On our last night in Viscri, an interesting Tractor/camper combination showed up.  The owner is French and he is on a 3-year journey from France to Mongolia.  He parks the tractor/camper during the winter months and flies back to France.  When spring weather returns, he flies back to where he left his RV.  The tractor/camper can travel as fast as 20 kilometers/hour (12.5 miles/hour).  He has 1000 liters of water and 1000 liters of petrol stored in the space between the camper and the tractor. That is also where he keeps his small motorcycle.  Because the tractor noise is loud, he wears ear-protector headphones while he drives. He can sleep inside the camper or he also has a folding two-person tent on top the roof of the tractor.



We went to dinner at Viscri 22 a restaurant in another Saxon house. Gherda, the chef and owner, is a founder of the slow-food movement in Romania (http://www.discovertarnavamare.org/eating/courtyard-dining/at-gerdas-viscri-22/). While we ate our delicious dinner (duck broth soup with polenta dumplings, salad, and slow roasted turkey pieces) we watched the animals come home for the evening.

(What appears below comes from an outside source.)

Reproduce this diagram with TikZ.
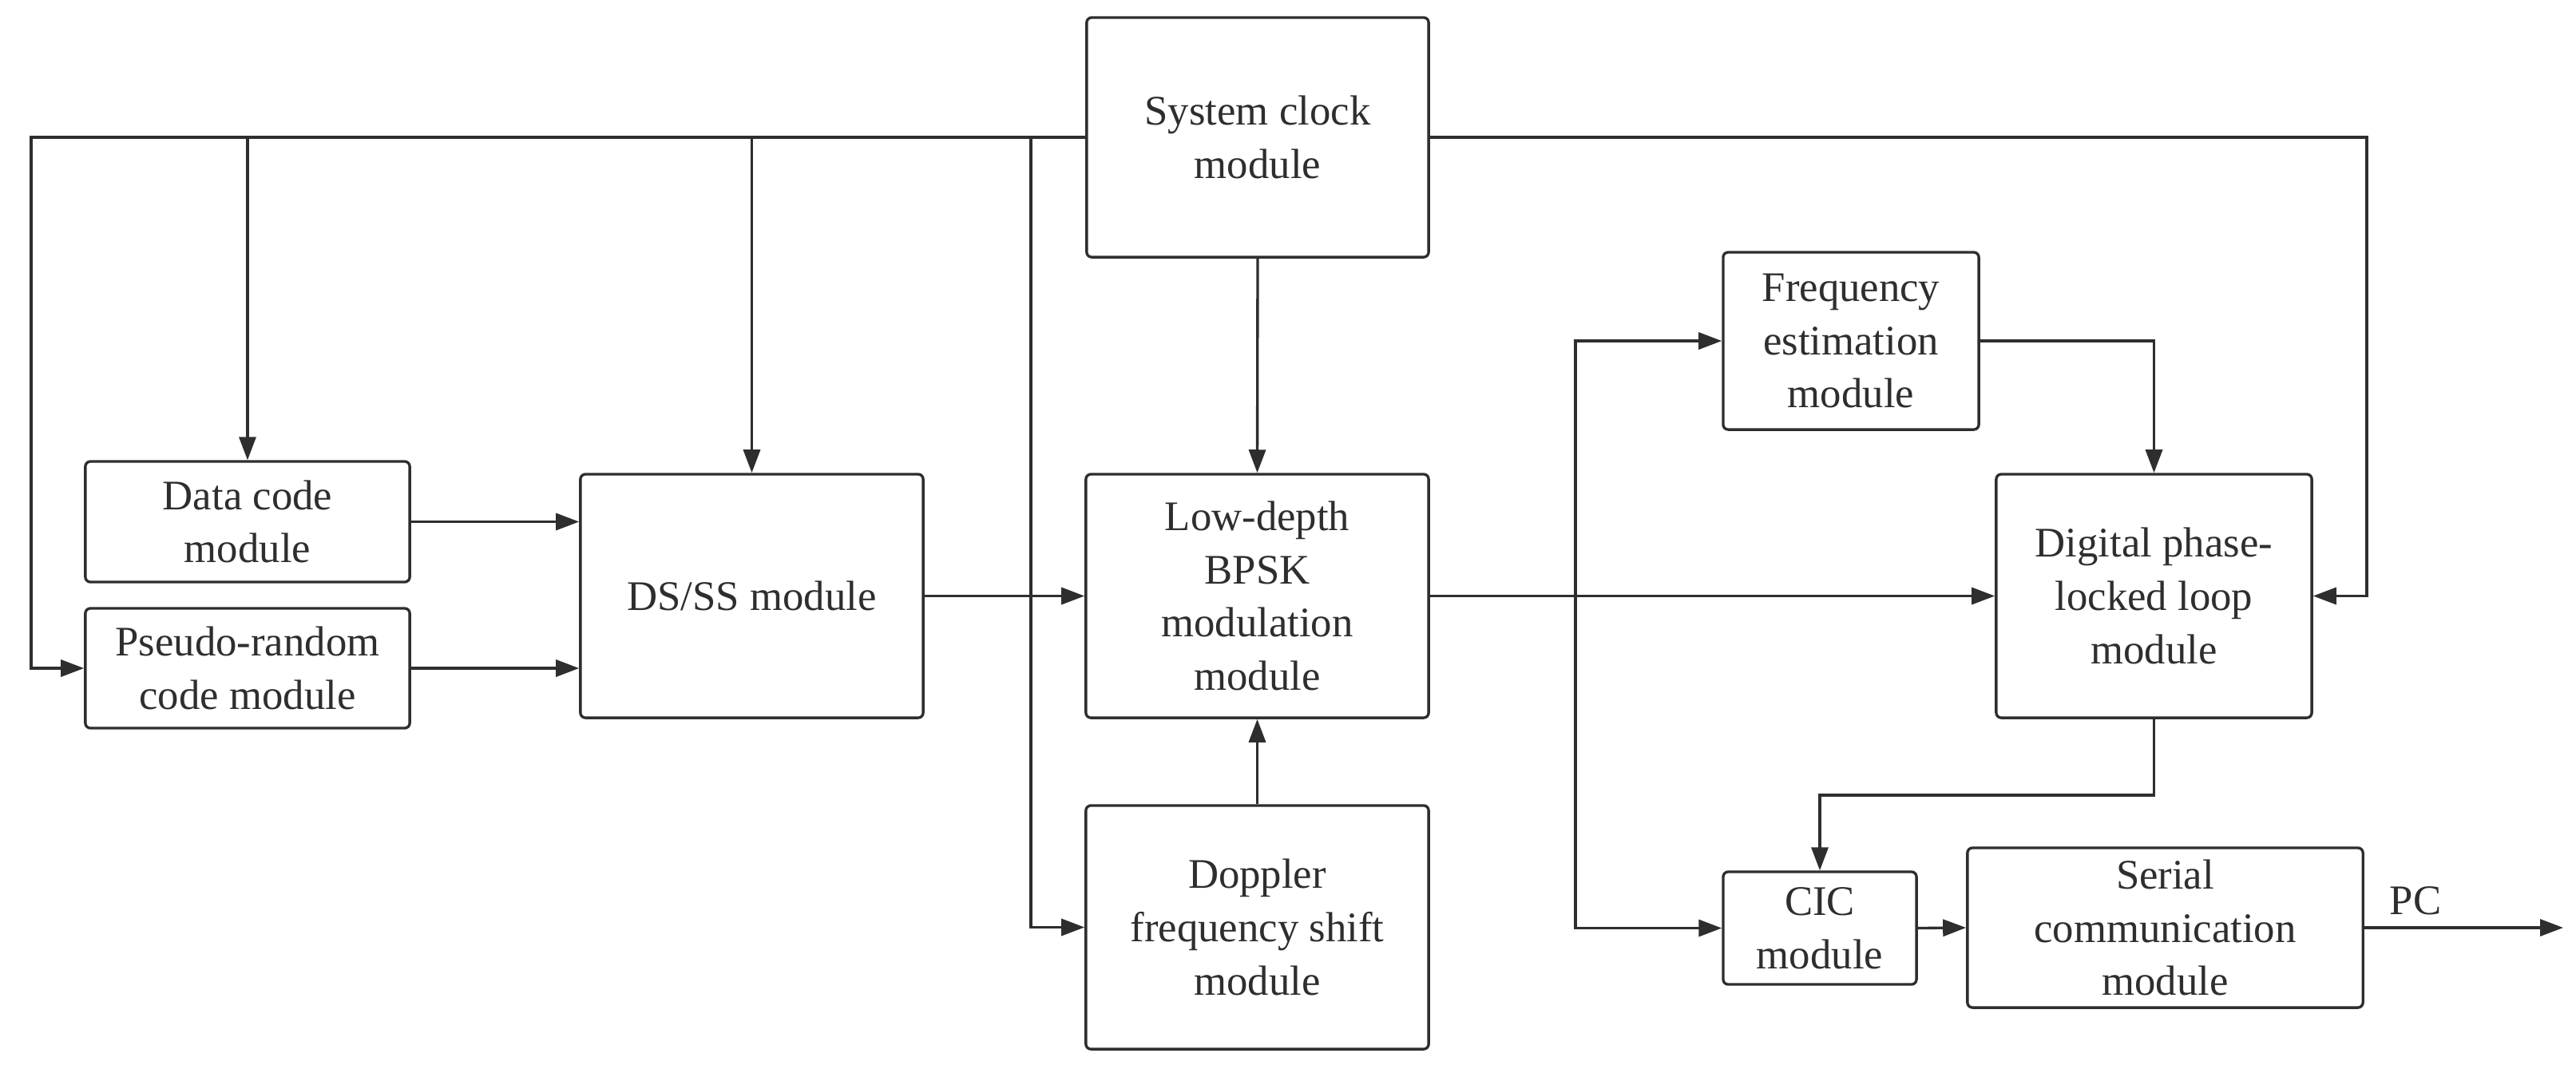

The dog and cat waited at the front door, turkeys, chickens, geese and their goslings came home and were let into the back yard. Unfortunately, some of the goslings are not too smart and went to the wrong side of the gate.  It took several minutes and human intervention to convince the hysterical goslings to go through the open part of the gate.  Finally, the cows, horses, and goats returned to their homes after their day in the fields.